# Task to complete
Set the data down again, exactly as it reads, but without the pictures.

-- Source material start --

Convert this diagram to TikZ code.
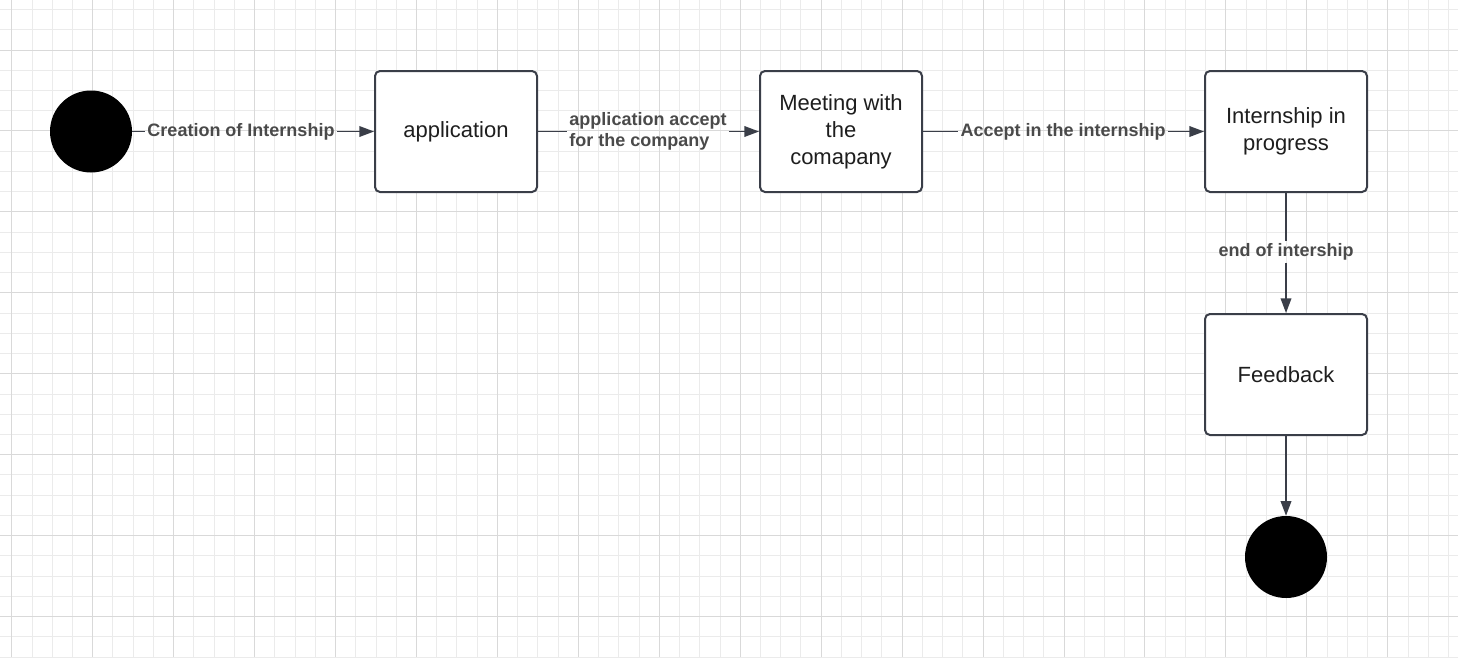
\documentclass[tikz,border=0pt]{standalone}
\usepackage{fontspec}
\setmainfont{Liberation Sans}
\usetikzlibrary{arrows.meta}
\definecolor{gridminor}{HTML}{EBEBEB}
\definecolor{gridmajor}{HTML}{D9D9D9}
\definecolor{edgecol}{HTML}{3A3E48}
\definecolor{labelcol}{HTML}{4A4A4A}
\definecolor{textcol}{HTML}{1E1E1E}

\begin{document}
\begin{tikzpicture}[x=0.75pt,y=-0.75pt,
 state/.style={draw=edgecol,line width=1.5pt,rounded corners=3.75pt,fill=white,
   minimum width=121.5pt,minimum height=90.75pt,align=center,text=textcol,
   font=\fontsize{16.5}{20.25}\selectfont},
 dot/.style={circle,fill=black,minimum size=61.5pt,inner sep=0pt},
 lbl/.style={inner sep=1.5pt,text=labelcol,font=\fontsize{13.5}{15.75}\selectfont\bfseries},
 link/.style={draw=edgecol,line width=1.1pt},
 arr/.style={link,-{Triangle[length=11pt,width=8pt]}}]
 \useasboundingbox (0,0) rectangle (1458,657);
 \fill[white](0,0) rectangle (1458,657);
 % grid
 \foreach \i in {0,...,71} \draw[gridminor,line width=0.7pt]({11.76+20.235*\i},0)--++(0,657);
 \foreach \j in {0,...,32} \draw[gridminor,line width=0.7pt](0,{9.5+20.235*\j})--++(1458,0);
 \foreach \i in {0,...,17} \draw[gridmajor,line width=0.7pt]({11.76+80.94*\i},0)--++(0,657);
 \foreach \j in {0,...,7} \draw[gridmajor,line width=0.7pt](0,{50+80.94*\j})--++(1458,0);
 % states
 \node[dot] (start) at (91,131.5) {};
 \node[state] (app) at (456,131.5) {application};
 \node[state] (meet) at (841,131.5) {Meeting with\\the\\comapany};
 \node[state] (prog) at (1286,131.5) {Internship in\\progress};
 \node[state] (fb) at (1286,374.5) {Feedback};
 \node[dot] (stop) at (1286,557) {};
 % labels
 \node[lbl] (l1) at (241,131.5) {Creation of Internship};
 \node[lbl,align=left] (l2) at (648,131.5) {application accept\\for the company};
 \node[lbl] (l3) at (1063,131.5) {Accept in the internship};
 \node[lbl] (l4) at (1286,252) {end of intership};
 % transitions
 \draw[link](start)--(l1);
 \draw[arr](l1)--(app);
 \draw[link](app)--(l2);
 \draw[arr](l2)--(meet);
 \draw[link](meet)--(l3);
 \draw[arr](l3)--(prog);
 \draw[link](prog)--(l4);
 \draw[arr](l4)--(fb);
 \draw[arr](fb)--(stop);
\end{tikzpicture}
\end{document}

-- Source material end --

# The response
Convert this diagram to TikZ code.
\documentclass[tikz,border=0pt]{standalone}
\usepackage{fontspec}
\setmainfont{Liberation Sans}
\usetikzlibrary{arrows.meta}
\definecolor{gridminor}{HTML}{EBEBEB}
\definecolor{gridmajor}{HTML}{D9D9D9}
\definecolor{edgecol}{HTML}{3A3E48}
\definecolor{labelcol}{HTML}{4A4A4A}
\definecolor{textcol}{HTML}{1E1E1E}

\begin{document}
\begin{tikzpicture}[x=0.75pt,y=-0.75pt,
 state/.style={draw=edgecol,line width=1.5pt,rounded corners=3.75pt,fill=white,
   minimum width=121.5pt,minimum height=90.75pt,align=center,text=textcol,
   font=\fontsize{16.5}{20.25}\selectfont},
 dot/.style={circle,fill=black,minimum size=61.5pt,inner sep=0pt},
 lbl/.style={inner sep=1.5pt,text=labelcol,font=\fontsize{13.5}{15.75}\selectfont\bfseries},
 link/.style={draw=edgecol,line width=1.1pt},
 arr/.style={link,-{Triangle[length=11pt,width=8pt]}}]
 \useasboundingbox (0,0) rectangle (1458,657);
 \fill[white](0,0) rectangle (1458,657);
 % grid
 \foreach \i in {0,...,71} \draw[gridminor,line width=0.7pt]({11.76+20.235*\i},0)--++(0,657);
 \foreach \j in {0,...,32} \draw[gridminor,line width=0.7pt](0,{9.5+20.235*\j})--++(1458,0);
 \foreach \i in {0,...,17} \draw[gridmajor,line width=0.7pt]({11.76+80.94*\i},0)--++(0,657);
 \foreach \j in {0,...,7} \draw[gridmajor,line width=0.7pt](0,{50+80.94*\j})--++(1458,0);
 % states
 \node[dot] (start) at (91,131.5) {};
 \node[state] (app) at (456,131.5) {application};
 \node[state] (meet) at (841,131.5) {Meeting with\\the\\comapany};
 \node[state] (prog) at (1286,131.5) {Internship in\\progress};
 \node[state] (fb) at (1286,374.5) {Feedback};
 \node[dot] (stop) at (1286,557) {};
 % labels
 \node[lbl] (l1) at (241,131.5) {Creation of Internship};
 \node[lbl,align=left] (l2) at (648,131.5) {application accept\\for the company};
 \node[lbl] (l3) at (1063,131.5) {Accept in the internship};
 \node[lbl] (l4) at (1286,252) {end of intership};
 % transitions
 \draw[link](start)--(l1);
 \draw[arr](l1)--(app);
 \draw[link](app)--(l2);
 \draw[arr](l2)--(meet);
 \draw[link](meet)--(l3);
 \draw[arr](l3)--(prog);
 \draw[link](prog)--(l4);
 \draw[arr](l4)--(fb);
 \draw[arr](fb)--(stop);
\end{tikzpicture}
\end{document}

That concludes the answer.